The Flying Scotsman train pulling into Waverley Station
Back in the days of yore (1862, to be precise) when train travel was still an exciting luxury, some bright young thing had the grand idea to link the capitals of London and Edinburgh by train. It quickly became one of the most famous train journeys in Europe, and by 1924 the engine that took this route had been officially christened the Flying Scotsman and exhibited in London as a wonder of the British Isles. Today, the old steam locomotive may be a little creaky, but it still makes an appearance on the tracks every once in a while – check the National Railway Museum for details of the train’s grand tour. There are, of course, other ways to get from London to Edinburgh, and though modern trains might not be quite as exciting as a steam engine you’re still guaranteed a good view from the window. And even if you aren’t escorted by the Scotsman himself, you can still be certain of a proper old-fashioned welcome in our luxurious Plum homes once you arrive in bonny Edinburgh.

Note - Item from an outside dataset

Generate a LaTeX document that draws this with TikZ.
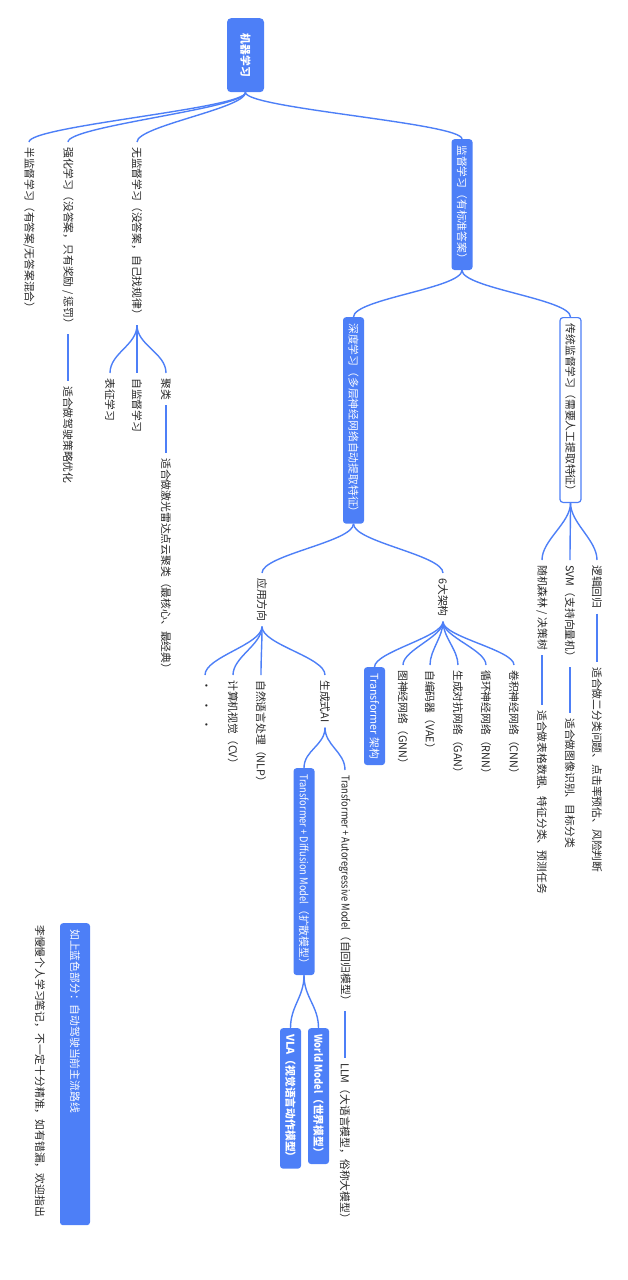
\documentclass[tikz,border=0pt]{standalone}
\usepackage{fontspec}
\setmainfont{Noto Sans CJK SC}
\newfontfamily\narrowlat{Noto Sans CJK SC}[FakeStretch=0.86]
\definecolor{mmblue}{RGB}{77,127,247}
\definecolor{mmtext}{RGB}{38,38,38}
\tikzset{
  txt/.style={rotate=-90,anchor=west,inner xsep=5pt,inner ysep=2pt,text=mmtext},
  bluebox/.style={rotate=-90,anchor=west,fill=mmblue,text=white,rounded corners=3pt,inner xsep=6pt,inner ysep=2pt,minimum height=21pt},
  whitebox/.style={bluebox,fill=white,draw=mmblue,line width=1.2pt,text=mmtext},
  link/.style={draw=mmblue,line width=1.4pt}
}
\begin{document}
\begin{tikzpicture}[x=1pt,y=-1pt,font=\fontsize{10.8}{13}\selectfont]
\useasboundingbox (0,0) rectangle (628,1280);
\node[bluebox,minimum width=74pt,minimum height=37pt,rounded corners=4pt] (ml) at (245.5,18) {\bfseries 机器学习};
\node[txt] (semi) at (29,142) {半监督学习（有答案/无答案混合）};
\node[txt] (rl) at (68,142) {强化学习（没答案，只有奖励 / 惩罚）};
\node[txt] (unsup) at (137,142) {无监督学习（没答案，自己找规律）};
\node[bluebox] (sup) at (462,139) {监督学习（有标准答案）};
\foreach \c in {semi,rl,unsup,sup}
  \draw[link] (ml.east) .. controls +(0,16) and +(0,-16) .. (\c.west);
\node[txt] (rluse) at (68,381) {适合做驾驶策略优化};
\draw[link] (rl.east) -- (rluse.west);
\node[txt] (repr) at (110,373) {表征学习};
\node[txt] (selfsup) at (137,373) {自监督学习};
\node[txt] (clus) at (166,373) {聚类};
\node[txt] (clususe) at (166,453) {适合做激光雷达点云聚类（最核心、最经典）};
\foreach \c in {repr,selfsup,clus}
  \draw[link] (unsup.east) .. controls +(0,20) and +(0,-20) .. (\c.west);
\draw[link] (clus.east) -- (clususe.west);
\node[bluebox] (deep) at (353.5,317) {深度学习（多层神经网络自动提取特征）};
\node[whitebox] (trad) at (570.5,317) {传统监督学习（需要人工提取特征）};
\foreach \c in {deep,trad}
  \draw[link] (sup.east) .. controls +(0,18) and +(0,-18) .. (\c.west);
\node[txt] (rf) at (542,560) {随机森林 / 决策树};
\node[txt] (svm) at (570,560) {SVM（支持向量机）};
\node[txt] (lr) at (597,560) {逻辑回归};
\foreach \c in {rf,svm,lr}
  \draw[link] (trad.east) .. controls +(0,20) and +(0,-20) .. (\c.west);
\node[txt] (rfuse) at (542,705) {适合做表格数据、特征分类、预测任务};
\node[txt] (svmuse) at (570,713) {适合做图像识别、目标分类};
\node[txt] (lruse) at (597,662) {适合做二分类问题、点击率预估、风险判断};
\draw[link] (rf.east) -- (rfuse.west);
\draw[link] (svm.east) -- (svmuse.west);
\draw[link] (lr.east) -- (lruse.west);
\node[txt] (appl) at (262,573) {应用方向};
\node[txt] (arch) at (443,573) {6大架构};
\foreach \c in {appl,arch}
  \draw[link] (deep.east) .. controls +(0,18) and +(0,-18) .. (\c.west);
\node[bluebox] (tf) at (374.5,667) {Transformer 架构};
\node[txt] (gnn) at (403,665) {图神经网络（GNN）};
\node[txt] (vae) at (430,665) {自编码器（VAE）};
\node[txt] (gan) at (458,665) {生成对抗网络（GAN）};
\node[txt] (rnn) at (486,665) {循环神经网络（RNN）};
\node[txt] (cnn) at (514,665) {卷积神经网络（CNN）};
\foreach \c in {tf,gnn,vae,gan,rnn,cnn}
  \draw[link] (arch.east) .. controls +(0,15) and +(0,-15) .. (\c.west);
\node[txt] (more) at (205,675) {·\hspace{9pt}·\hspace{9pt}·};
\node[txt] (cv) at (233,675) {计算机视觉（CV）};
\node[txt] (nlp) at (261,675) {自然语言处理（NLP）};
\node[txt] (gen) at (325,675) {生成式AI};
\foreach \c in {more,cv,nlp,gen}
  \draw[link] (appl.east) .. controls +(0,18) and +(0,-18) .. (\c.west);
\node[bluebox] (diff) at (304,768) {{\narrowlat Transformer + Diffusion Model}（扩散模型）};
\node[txt] (autoreg) at (345,770) {{\narrowlat Transformer + Autoregressive Model}（自回归模型）};
\foreach \c in {diff,autoreg}
  \draw[link] (gen.east) .. controls +(0,18) and +(0,-18) .. (\c.west);
\node[txt] (llm) at (345,1058) {LLM（大语言模型，俗称大模型）};
\draw[link] (autoreg.east) -- (llm.west);
\node[bluebox] (vla) at (290.5,1028) {\bfseries VLA（视觉语言动作模型）};
\node[bluebox] (world) at (318.5,1028) {\bfseries {\narrowlat World Model}（世界模型）};
\foreach \c in {vla,world}
  \draw[link] (diff.east) .. controls +(0,22) and +(0,-22) .. (\c.west);
\node[bluebox,minimum height=30pt,text width=290pt,align=left] (legend) at (75,923) {如上蓝色部分：自动驾驶当前主流路线};
\node[txt] (note) at (40,920) {李慢慢个人学习笔记，不一定十分精准，如有错漏，欢迎指出};
\end{tikzpicture}
\end{document}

On this train journey, you can literally see the climate shift through the window; one moment you’re in the snowy Swiss Alps, and the next you’re crossing into sunny Italy. The enormous windows give the carriages an almost panoramic feel – great for photos of the spectacular mountain peaks, not so great for those afraid of heights. Sorry about that. Comfort yourself with the knowledge that this transalpine train route has been awarded the status of a World Heritage Site (and perhaps a trip to the bar). By the time the train pulls up in the final stop of Tirano, you’ll have forgotten your initial trepidation and might even wish this four-hour journey was longer. But there's no need to despair – from here it’s just a short hop to bustling, bright Milan, where you can browse high fashion boutiques, admire fine Italian art, and kick back and relax in a gorgeous Plum home.
Lisbon to Porto
Lisbon’s cheery yellow trams aren’t the only rail travel you should try out when visiting the city. If you’re travelling through Portugal or simply fancy a day trip from the capital, it takes less than three hours to get the train up to Porto and the journey is an activity in its own right. The route takes you through medieval Coimbra, Portugal’s former capital where ancient buildings like a baroque library, 15th century university, and 18th century bell tower are stacked high along the river banks. Rarely diverting far from the Atlantic, this might not be one of the longest or the oldest train journeys in Europe, but it’s certainly amongst the most beautiful.
The French Riviera
No need to draw straws to see who’ll forgo their lunchtime glass of wine to be the designated driver on this trip to the French Riviera. The train is the perfect way to really take in the beauty of this coastline; after all, you won’t be able to appreciate the sandy coves and turquoise waters if you’re concentrating on driving on the right side of the road. Frequent services zip between all the major tourist spots and little towns to make sure you’re never running behind for a dinner reservation or glamorous party invitation again – unless, of course, you choose to be fashionably late. (It is the French Riviera, after all). But even if you’ve got nowhere to be other than the beach, the French Riviera’s railways earn a spot on our list of best train journeys in Europe for the sheer joy of bagging a window seat next to that view.
Zagreb to Split
We love Zagreb for a charming summer break, but we have to admit that after a few sweltering days in the city we’re longing for the salty breeze and cool waters of Croatia’s islands. And the easiest way to get to the southern part coastline is -- yup, you’ve guessed it. The train from Zagreb to Split takes about six hours on the day route but you’ll still be able to save your book to read on the beach, because we doubt you’ll be able to tear your eyes away from this view. This route takes you through lavender fields, tiny towns dotted with red-roofed churches, and eventually the coastline as you draw closer to your destination. This is nothing like your morning commute. We might have to switch to the bus after this, because we think we’ve ruined train travel for ourselves. Worth it? You be the judge.